2 de jul. de 2010

Paixão

Passada a primeira fase de paixão (desculpem, mas ela passa, o que não significa tédio nem fim de tesão), a gente começa a amar de outro jeito. Ou a amar melhor; ou, aí é que a gente começa a amar.
A querer bem; a apreciar; a respeitar; a valorizar; a mimar; a sentir falta; a conceder espaço; a querer que o outro cresça e não fique grudado na gente. O cotidiano baixa sobre qualquer relação e qualquer vida, com a poeira do desencanto e do cansaço, do tédio.
A conta a pagar, a empregada que não veio, o filho doente, a filha complicada, a mãe com Alzheimer, o pai deprimido ou, simplesmente, o emprego sem graça e o patrão de mau humor. E a gente explode e quer matar e morrer, quando cai aquela última gota - pode ser uma trivialissima gota - e nos damos conta: nada mais é como era no começo.
Nada foi como eu esperava. Não sei se quero continuar assim, mas também não sei o que fazer. Como a gente não desiste fácil, porque afinal somos guerreiros ou nem estaríamos mais aqui, e também porque há os filhos, os compromissos, a casa, a grana e até ainda o afeto, é preciso inventar um jeito de recomeçar, reconstruir.
Na verdade devia-se reconstruir todos os dias.
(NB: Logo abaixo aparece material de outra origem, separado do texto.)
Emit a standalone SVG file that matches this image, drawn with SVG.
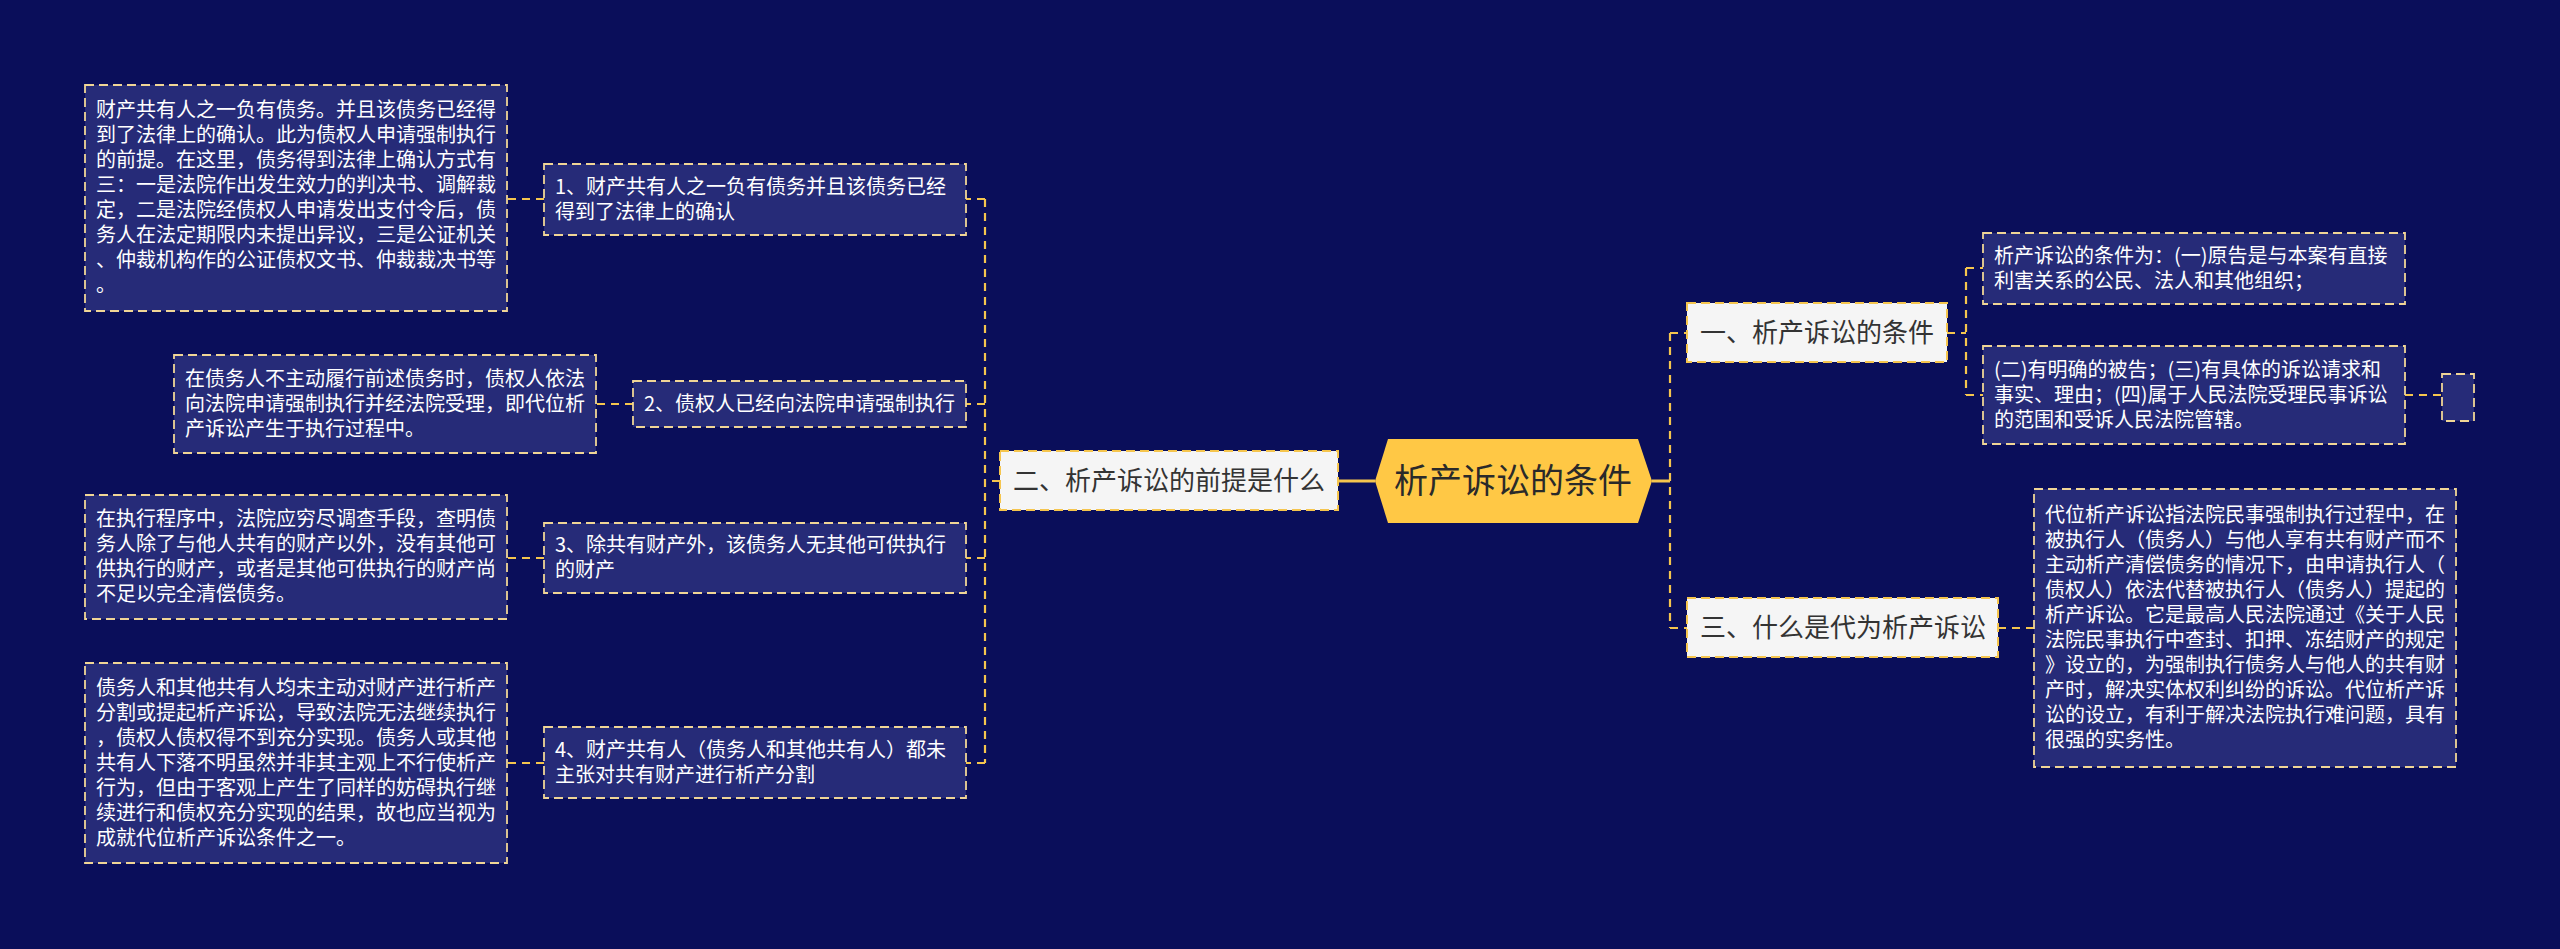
<svg xmlns="http://www.w3.org/2000/svg" width="2560" height="949" viewBox="0 0 2560 949">
<style>
.bg{fill:#0A0E5A}
.leaf{fill:#262B78;stroke:#F0D596;stroke-width:1.8;stroke-dasharray:9 5}
.topic{fill:#F5F5F5;stroke:#F5C54E;stroke-width:2;stroke-dasharray:9 5}
.lt{font-family:"Noto Sans CJK SC","Noto Sans",sans-serif;font-size:20px;fill:#FFFFFF}
.tt{font-family:"Noto Sans CJK SC","Noto Sans",sans-serif;font-size:26px;fill:#333333}
.ct{font-family:"Noto Sans CJK SC","Noto Sans",sans-serif;font-size:34px;fill:#2A2A2A}
.con{fill:none;stroke:#F5C54E;stroke-width:2.2;stroke-dasharray:8 6}
.main{fill:none;stroke:#F5C54E;stroke-width:3}
</style>
<rect class="bg" x="0" y="0" width="2560" height="949"/>

<g id="connectors">
  <path class="main" d="M1338 481 H1375"/>
  <path class="main" d="M1652 481 H1670"/>
  <path class="con" d="M1670 333 V628"/>
  <path class="con" d="M1670 333 H1687"/>
  <path class="con" d="M1670 628 H1687"/>
  <path class="con" d="M1000 481 H985"/>
  <path class="con" d="M985 199 V763"/>
  <path class="con" d="M985 199 H966"/>
  <path class="con" d="M985 404 H966"/>
  <path class="con" d="M985 558 H966"/>
  <path class="con" d="M985 763 H966"/>
  <path class="con" d="M544 199 H507"/>
  <path class="con" d="M633 404 H596"/>
  <path class="con" d="M544 558 H507"/>
  <path class="con" d="M544 763 H507"/>
  <path class="con" d="M1947 333 H1966"/>
  <path class="con" d="M1966 268 V395"/>
  <path class="con" d="M1966 268 H1983"/>
  <path class="con" d="M1966 395 H1983"/>
  <path class="con" d="M2405 395 H2442"/>
  <path class="con" d="M1998 628 H2034"/>
</g>

<g id="root">
  <polygon points="1375,481 1388,439 1638,439 1652,481 1638,523 1388,523" fill="#FFC845"/>
  <text class="ct" x="1513" y="493" text-anchor="middle">析产诉讼的条件</text>
</g>

<g id="topic2">
  <rect class="topic" x="1000" y="451" width="338" height="59"/>
  <text class="tt" x="1013" y="490">二、析产诉讼的前提是什么</text>
</g>
<g id="topic1">
  <rect class="topic" x="1687" y="303" width="260" height="59"/>
  <text class="tt" x="1700" y="342">一、析产诉讼的条件</text>
</g>
<g id="topic3">
  <rect class="topic" x="1687" y="598" width="311" height="59"/>
  <text class="tt" x="1700" y="637">三、什么是代为析产诉讼</text>
</g>

<g id="n1">
  <rect class="leaf" x="544" y="164" width="422" height="71"/>
  <text class="lt" x="555" y="194">1、财产共有人之一负有债务并且该债务已经</text>
  <text class="lt" x="555" y="219">得到了法律上的确认</text>
</g>
<g id="n2">
  <rect class="leaf" x="633" y="381" width="333" height="46"/>
  <text class="lt" x="644" y="411">2、债权人已经向法院申请强制执行</text>
</g>
<g id="n3">
  <rect class="leaf" x="544" y="523" width="422" height="70"/>
  <text class="lt" x="555" y="552">3、除共有财产外，该债务人无其他可供执行</text>
  <text class="lt" x="555" y="577">的财产</text>
</g>
<g id="n4">
  <rect class="leaf" x="544" y="727" width="422" height="71"/>
  <text class="lt" x="555" y="757">4、财产共有人（债务人和其他共有人）都未</text>
  <text class="lt" x="555" y="782">主张对共有财产进行析产分割</text>
</g>

<g id="a1">
  <rect class="leaf" x="85" y="85" width="422" height="226"/>
  <text class="lt" x="96" y="117">财产共有人之一负有债务。并且该债务已经得</text>
  <text class="lt" x="96" y="142">到了法律上的确认。此为债权人申请强制执行</text>
  <text class="lt" x="96" y="167">的前提。在这里，债务得到法律上确认方式有</text>
  <text class="lt" x="96" y="192">三：一是法院作出发生效力的判决书、调解裁</text>
  <text class="lt" x="96" y="217">定，二是法院经债权人申请发出支付令后，债</text>
  <text class="lt" x="96" y="242">务人在法定期限内未提出异议，三是公证机关</text>
  <text class="lt" x="96" y="267">、仲裁机构作的公证债权文书、仲裁裁决书等</text>
  <text class="lt" x="96" y="292">。</text>
</g>
<g id="a2">
  <rect class="leaf" x="174" y="355" width="422" height="98"/>
  <text class="lt" x="185" y="386">在债务人不主动履行前述债务时，债权人依法</text>
  <text class="lt" x="185" y="411">向法院申请强制执行并经法院受理，即代位析</text>
  <text class="lt" x="185" y="436">产诉讼产生于执行过程中。</text>
</g>
<g id="a3">
  <rect class="leaf" x="85" y="495" width="422" height="124"/>
  <text class="lt" x="96" y="526">在执行程序中，法院应穷尽调查手段，查明债</text>
  <text class="lt" x="96" y="551">务人除了与他人共有的财产以外，没有其他可</text>
  <text class="lt" x="96" y="576">供执行的财产，或者是其他可供执行的财产尚</text>
  <text class="lt" x="96" y="601">不足以完全清偿债务。</text>
</g>
<g id="a4">
  <rect class="leaf" x="85" y="663" width="422" height="200"/>
  <text class="lt" x="96" y="695">债务人和其他共有人均未主动对财产进行析产</text>
  <text class="lt" x="96" y="720">分割或提起析产诉讼，导致法院无法继续执行</text>
  <text class="lt" x="96" y="745">，债权人债权得不到充分实现。债务人或其他</text>
  <text class="lt" x="96" y="770">共有人下落不明虽然并非其主观上不行使析产</text>
  <text class="lt" x="96" y="795">行为，但由于客观上产生了同样的妨碍执行继</text>
  <text class="lt" x="96" y="820">续进行和债权充分实现的结果，故也应当视为</text>
  <text class="lt" x="96" y="845">成就代位析产诉讼条件之一。</text>
</g>

<g id="r1">
  <rect class="leaf" x="1983" y="233" width="422" height="71"/>
  <text class="lt" x="1994" y="263">析产诉讼的条件为：(一)原告是与本案有直接</text>
  <text class="lt" x="1994" y="288">利害关系的公民、法人和其他组织；</text>
</g>
<g id="r2">
  <rect class="leaf" x="1983" y="346" width="422" height="98"/>
  <text class="lt" x="1994" y="377">(二)有明确的被告；(三)有具体的诉讼请求和</text>
  <text class="lt" x="1994" y="402">事实、理由；(四)属于人民法院受理民事诉讼</text>
  <text class="lt" x="1994" y="427">的范围和受诉人民法院管辖。</text>
</g>
<g id="r2empty">
  <rect class="leaf" x="2442" y="374" width="32" height="47"/>
</g>
<g id="r3">
  <rect class="leaf" x="2034" y="489" width="422" height="278"/>
  <text class="lt" x="2045" y="522">代位析产诉讼指法院民事强制执行过程中，在</text>
  <text class="lt" x="2045" y="547">被执行人（债务人）与他人享有共有财产而不</text>
  <text class="lt" x="2045" y="572">主动析产清偿债务的情况下，由申请执行人（</text>
  <text class="lt" x="2045" y="597">债权人）依法代替被执行人（债务人）提起的</text>
  <text class="lt" x="2045" y="622">析产诉讼。它是最高人民法院通过《关于人民</text>
  <text class="lt" x="2045" y="647">法院民事执行中查封、扣押、冻结财产的规定</text>
  <text class="lt" x="2045" y="672">》设立的，为强制执行债务人与他人的共有财</text>
  <text class="lt" x="2045" y="697">产时，解决实体权利纠纷的诉讼。代位析产诉</text>
  <text class="lt" x="2045" y="722">讼的设立，有利于解决法院执行难问题，具有</text>
  <text class="lt" x="2045" y="747">很强的实务性。</text>
</g>
</svg>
Usar da criatividade numa relação. O problema é que, quando se fala em criatividade numa relação, a maioria pensa logo em inovações no sexo, mas transar é o resultado, não o meio.
Um amigo disse no aniversário de sua mulher uma das coisas  mais belas que ouvi: "Todos os dias de nosso casamento (de uns 40 anos), eu te escolhi de novo como minha mulher".
Mas, primeiro, teríamos de nos escolher a nós mesmos, diariamente. Ao menos de vez em quando, sentar na cama ao acordar, pensar: como anda a minha vida? Quero continuar vivendo assim? Se não quero, o que posso fazer para melhorar?
Quase sempre há coisas a melhorar, e quase sempre podem ser melhoradas.
Ainda que seja algo bem simples; ainda que seja mais complicado, como realizar o velho sonho de estudar, de abrir uma loja, de fazer uma viagem, de mudar de profissão. Nós nos permitimos muito pouco em matéria de felicidade, alegria, realização e, sobretudo, abertura com o outro.
Velhos casais solitários ou jovens casais solitários dentro de casa são terrivelmente tristes e terrivelmente comuns. É difícil? É difícil. É duro? É duro. Cada dia, levantar e escovar os dentes já é um ato heróico, dizia Helio Pellegrino. Viver é um heroísmo, viver bem um amor, mais ainda.
O casal perfeito, talvez seja aquele que não desiste de correr atrás do sonho de que, apesar dos pesares, a gente, a cada dia, se escolheria novamente.